• [What this task involves]: Output the material word for word. Leave each picture out.

• [Raw records]:
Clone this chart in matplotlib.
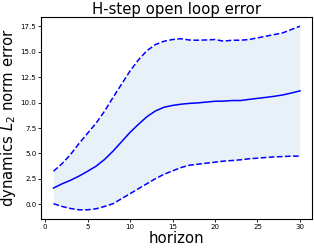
import matplotlib
matplotlib.use("Agg")
import matplotlib.pyplot as plt
import numpy as np

horizon = list(range(1, 31))
mean_err = [1.61, 2.02, 2.37, 2.78, 3.25, 3.75, 4.41, 5.23, 6.15, 7.07,
            7.87, 8.62, 9.18, 9.54, 9.72, 9.84, 9.92, 9.97, 10.05, 10.13,
            10.14, 10.20, 10.20, 10.31, 10.41, 10.51, 10.62, 10.75, 10.94, 11.15]
upper_err = [3.26, 4.00, 4.90, 5.98, 6.98, 7.97, 9.15, 10.50, 11.80, 13.10,
             14.20, 15.10, 15.70, 16.02, 16.19, 16.27, 16.14, 16.12, 16.15, 16.19,
             16.03, 16.12, 16.12, 16.19, 16.35, 16.52, 16.68, 16.85, 17.18, 17.50]
lower_err = [0.07, -0.20, -0.40, -0.53, -0.53, -0.43, -0.20, 0.07, 0.56, 1.05,
             1.55, 2.04, 2.53, 2.96, 3.29, 3.62, 3.85, 3.95, 4.05, 4.15,
             4.25, 4.31, 4.38, 4.48, 4.54, 4.61, 4.67, 4.70, 4.74, 4.74]

fig = plt.figure(figsize=(3.14, 2.48), dpi=100)
ax = fig.add_axes([41.2/314, (248-219)/248, (312.3-41.2)/314, (219-17)/248])

ax.fill_between(horizon, lower_err, upper_err, color='C0', alpha=0.1, linewidth=0)
ax.plot(horizon, mean_err, color='b', lw=1.1)
ax.plot(horizon, upper_err, color='b', lw=1.1, ls='--')
ax.plot(horizon, lower_err, color='b', lw=1.1, ls='--')

ax.set_title('H-step open loop error', fontsize=10.7, pad=2)
ax.set_xlabel('horizon', fontsize=10.7, labelpad=1)
ax.set_ylabel('dynamics $L_2$ norm error', fontsize=10.7, labelpad=2)
ax.set_xticks([0, 5, 10, 15, 20, 25, 30])
ax.set_yticks([0.0, 2.5, 5.0, 7.5, 10.0, 12.5, 15.0, 17.5])
ax.tick_params(labelsize=5.1, length=2, width=0.6, pad=1.5)
for s in ax.spines.values():
    s.set_linewidth(0.8)

fig.savefig('out.png', dpi=100)
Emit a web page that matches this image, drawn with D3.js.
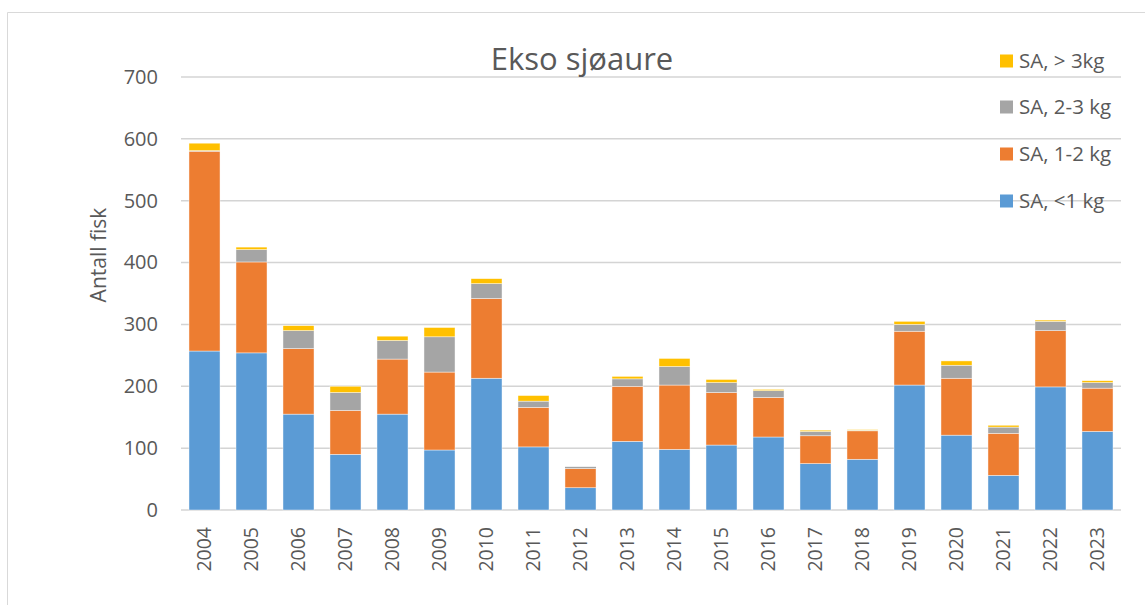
<!DOCTYPE html>
<html>
<head>
<meta charset="utf-8">
<script src="https://cdn.jsdelivr.net/npm/d3@7"></script>
<style>
  body { margin: 0; background: #fff; }
  svg { display: block; font-family: "Open Sans", "Noto Sans", sans-serif; }
</style>
</head>
<body>
<div id="chart"></div>
<script>
const years = ["2004","2005","2006","2007","2008","2009","2010","2011","2012","2013",
               "2014","2015","2016","2017","2018","2019","2020","2021","2022","2023"];
const under1 = [257, 254, 155, 90, 155, 97, 213, 102, 36, 111, 98, 105, 118, 75, 82, 202, 121, 56, 199, 127];
const kg1to2 = [323, 147, 106, 71, 89, 126, 129, 64, 31, 89, 104, 85, 64, 45, 46, 87, 92, 68, 91, 70];
const kg2to3 = [1, 20, 29, 29, 30, 57, 24, 10, 3, 12, 30, 16, 11, 7, 1, 11, 21, 10, 15, 9];
const over3 = [12, 4, 8, 10, 7, 15, 8, 9, 0, 4, 13, 5, 2, 2, 1, 5, 7, 3, 2, 3];
const seriesNames = ["SA, <1 kg", "SA, 1-2 kg", "SA, 2-3 kg", "SA, > 3kg"];
const seriesColors = ["#5b9bd5", "#ed7d31", "#a5a5a5", "#ffc000"];
const yTicks = [0, 100, 200, 300, 400, 500, 600, 700];

const W = 1145, H = 605;
const svg = d3.select("#chart").append("svg").attr("width", W).attr("height", H);

// frame
svg.append("path")
    .attr("d", `M7.5,${H} V12.5 H${W}`)
    .attr("fill", "none").attr("stroke", "#d9d9d9").attr("stroke-width", 1);

// table for stack
const rows = years.map((y, i) => ({year: y, s0: under1[i], s1: kg1to2[i], s2: kg2to3[i], s3: over3[i]}));
const stack = d3.stack().keys(["s0", "s1", "s2", "s3"])(rows);

// scales
const x = d3.scaleBand().domain(years).range([181, 1121]).paddingInner(0.34).paddingOuter(0.17);
const y = d3.scaleLinear().domain([0, 700]).range([510, 77]);

// gridlines
svg.append("g").selectAll("line")
    .data(yTicks).enter()
    .append("line")
    .attr("x1", 181).attr("x2", 1121)
    .attr("y1", d => y(d)).attr("y2", d => y(d))
    .style("stroke", "#d4d4d4")
    .style("stroke-width", 1.5);

// axis_y
const axis_y = svg.append("g")
    .attr("transform", "translate(181,0)")
    .call(d3.axisLeft(y).tickValues(yTicks).tickSize(0).tickPadding(23));
axis_y.select(".domain").remove();
axis_y.selectAll("text")
    .style("font-family", "Open Sans").style("font-size", "20px").style("fill", "#595959");

// bars
svg.append("g").selectAll("g")
    .data(stack).enter()
    .append("g")
    .attr("fill", (d, i) => seriesColors[i])
    .selectAll("rect")
    .data(d => d).enter()
    .append("rect")
    .attr("x", d => x(d.data.year))
    .attr("width", x.bandwidth())
    .attr("y", d => y(d[1]))
    .attr("height", d => y(d[0]) - y(d[1]))
    .style("stroke", "#fff")
    .style("stroke-width", 0.6)
    .style("stroke-opacity", 0.7);

// axis_x
const axis_x = svg.append("g")
    .attr("transform", "translate(0,510)")
    .call(d3.axisBottom(x).tickSize(0));
axis_x.select(".domain").remove();
axis_x.selectAll("text")
    .attr("transform", "rotate(-90)")
    .attr("x", -17).attr("y", 0).attr("dy", "0.35em")
    .style("text-anchor", "end")
    .style("font-family", "Open Sans").style("font-size", "19.5px").style("fill", "#595959");

// axis label
svg.append("text")
    .attr("transform", "translate(106,255) rotate(-90)")
    .attr("text-anchor", "middle")
    .style("font-size", "21px").style("fill", "#595959")
    .text("Antall fisk");

// title
svg.append("text")
    .attr("x", 582).attr("y", 70)
    .attr("text-anchor", "middle")
    .style("font-size", "31px").style("fill", "#595959")
    .text("Ekso sjøaure");

// legend
const legendY = [201, 154, 107, 61];
const legend = svg.append("g").selectAll("g")
    .data(seriesNames).enter()
    .append("g")
    .attr("transform", (d, i) => `translate(1000,${legendY[i]})`);
legend.append("rect")
    .attr("x", 0).attr("y", -6.5).attr("width", 13).attr("height", 13)
    .attr("fill", (d, i) => seriesColors[i]);
legend.append("text")
    .attr("x", 19).attr("y", 0).attr("dy", "0.35em")
    .style("font-size", "20.5px").style("fill", "#595959")
    .text(d => d);
</script>
</body>
</html>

• [Worked solution]:
Clone this chart in matplotlib.
import matplotlib
matplotlib.use("Agg")
import matplotlib.pyplot as plt
import numpy as np

horizon = list(range(1, 31))
mean_err = [1.61, 2.02, 2.37, 2.78, 3.25, 3.75, 4.41, 5.23, 6.15, 7.07,
            7.87, 8.62, 9.18, 9.54, 9.72, 9.84, 9.92, 9.97, 10.05, 10.13,
            10.14, 10.20, 10.20, 10.31, 10.41, 10.51, 10.62, 10.75, 10.94, 11.15]
upper_err = [3.26, 4.00, 4.90, 5.98, 6.98, 7.97, 9.15, 10.50, 11.80, 13.10,
             14.20, 15.10, 15.70, 16.02, 16.19, 16.27, 16.14, 16.12, 16.15, 16.19,
             16.03, 16.12, 16.12, 16.19, 16.35, 16.52, 16.68, 16.85, 17.18, 17.50]
lower_err = [0.07, -0.20, -0.40, -0.53, -0.53, -0.43, -0.20, 0.07, 0.56, 1.05,
             1.55, 2.04, 2.53, 2.96, 3.29, 3.62, 3.85, 3.95, 4.05, 4.15,
             4.25, 4.31, 4.38, 4.48, 4.54, 4.61, 4.67, 4.70, 4.74, 4.74]

fig = plt.figure(figsize=(3.14, 2.48), dpi=100)
ax = fig.add_axes([41.2/314, (248-219)/248, (312.3-41.2)/314, (219-17)/248])

ax.fill_between(horizon, lower_err, upper_err, color='C0', alpha=0.1, linewidth=0)
ax.plot(horizon, mean_err, color='b', lw=1.1)
ax.plot(horizon, upper_err, color='b', lw=1.1, ls='--')
ax.plot(horizon, lower_err, color='b', lw=1.1, ls='--')

ax.set_title('H-step open loop error', fontsize=10.7, pad=2)
ax.set_xlabel('horizon', fontsize=10.7, labelpad=1)
ax.set_ylabel('dynamics $L_2$ norm error', fontsize=10.7, labelpad=2)
ax.set_xticks([0, 5, 10, 15, 20, 25, 30])
ax.set_yticks([0.0, 2.5, 5.0, 7.5, 10.0, 12.5, 15.0, 17.5])
ax.tick_params(labelsize=5.1, length=2, width=0.6, pad=1.5)
for s in ax.spines.values():
    s.set_linewidth(0.8)

fig.savefig('out.png', dpi=100)
Emit a web page that matches this image, drawn with D3.js.
<!DOCTYPE html>
<html>
<head>
<meta charset="utf-8">
<script src="https://cdn.jsdelivr.net/npm/d3@7"></script>
<style>
  body { margin: 0; background: #fff; }
  svg { display: block; font-family: "Open Sans", "Noto Sans", sans-serif; }
</style>
</head>
<body>
<div id="chart"></div>
<script>
const years = ["2004","2005","2006","2007","2008","2009","2010","2011","2012","2013",
               "2014","2015","2016","2017","2018","2019","2020","2021","2022","2023"];
const under1 = [257, 254, 155, 90, 155, 97, 213, 102, 36, 111, 98, 105, 118, 75, 82, 202, 121, 56, 199, 127];
const kg1to2 = [323, 147, 106, 71, 89, 126, 129, 64, 31, 89, 104, 85, 64, 45, 46, 87, 92, 68, 91, 70];
const kg2to3 = [1, 20, 29, 29, 30, 57, 24, 10, 3, 12, 30, 16, 11, 7, 1, 11, 21, 10, 15, 9];
const over3 = [12, 4, 8, 10, 7, 15, 8, 9, 0, 4, 13, 5, 2, 2, 1, 5, 7, 3, 2, 3];
const seriesNames = ["SA, <1 kg", "SA, 1-2 kg", "SA, 2-3 kg", "SA, > 3kg"];
const seriesColors = ["#5b9bd5", "#ed7d31", "#a5a5a5", "#ffc000"];
const yTicks = [0, 100, 200, 300, 400, 500, 600, 700];

const W = 1145, H = 605;
const svg = d3.select("#chart").append("svg").attr("width", W).attr("height", H);

// frame
svg.append("path")
    .attr("d", `M7.5,${H} V12.5 H${W}`)
    .attr("fill", "none").attr("stroke", "#d9d9d9").attr("stroke-width", 1);

// table for stack
const rows = years.map((y, i) => ({year: y, s0: under1[i], s1: kg1to2[i], s2: kg2to3[i], s3: over3[i]}));
const stack = d3.stack().keys(["s0", "s1", "s2", "s3"])(rows);

// scales
const x = d3.scaleBand().domain(years).range([181, 1121]).paddingInner(0.34).paddingOuter(0.17);
const y = d3.scaleLinear().domain([0, 700]).range([510, 77]);

// gridlines
svg.append("g").selectAll("line")
    .data(yTicks).enter()
    .append("line")
    .attr("x1", 181).attr("x2", 1121)
    .attr("y1", d => y(d)).attr("y2", d => y(d))
    .style("stroke", "#d4d4d4")
    .style("stroke-width", 1.5);

// axis_y
const axis_y = svg.append("g")
    .attr("transform", "translate(181,0)")
    .call(d3.axisLeft(y).tickValues(yTicks).tickSize(0).tickPadding(23));
axis_y.select(".domain").remove();
axis_y.selectAll("text")
    .style("font-family", "Open Sans").style("font-size", "20px").style("fill", "#595959");

// bars
svg.append("g").selectAll("g")
    .data(stack).enter()
    .append("g")
    .attr("fill", (d, i) => seriesColors[i])
    .selectAll("rect")
    .data(d => d).enter()
    .append("rect")
    .attr("x", d => x(d.data.year))
    .attr("width", x.bandwidth())
    .attr("y", d => y(d[1]))
    .attr("height", d => y(d[0]) - y(d[1]))
    .style("stroke", "#fff")
    .style("stroke-width", 0.6)
    .style("stroke-opacity", 0.7);

// axis_x
const axis_x = svg.append("g")
    .attr("transform", "translate(0,510)")
    .call(d3.axisBottom(x).tickSize(0));
axis_x.select(".domain").remove();
axis_x.selectAll("text")
    .attr("transform", "rotate(-90)")
    .attr("x", -17).attr("y", 0).attr("dy", "0.35em")
    .style("text-anchor", "end")
    .style("font-family", "Open Sans").style("font-size", "19.5px").style("fill", "#595959");

// axis label
svg.append("text")
    .attr("transform", "translate(106,255) rotate(-90)")
    .attr("text-anchor", "middle")
    .style("font-size", "21px").style("fill", "#595959")
    .text("Antall fisk");

// title
svg.append("text")
    .attr("x", 582).attr("y", 70)
    .attr("text-anchor", "middle")
    .style("font-size", "31px").style("fill", "#595959")
    .text("Ekso sjøaure");

// legend
const legendY = [201, 154, 107, 61];
const legend = svg.append("g").selectAll("g")
    .data(seriesNames).enter()
    .append("g")
    .attr("transform", (d, i) => `translate(1000,${legendY[i]})`);
legend.append("rect")
    .attr("x", 0).attr("y", -6.5).attr("width", 13).attr("height", 13)
    .attr("fill", (d, i) => seriesColors[i]);
legend.append("text")
    .attr("x", 19).attr("y", 0).attr("dy", "0.35em")
    .style("font-size", "20.5px").style("fill", "#595959")
    .text(d => d);
</script>
</body>
</html>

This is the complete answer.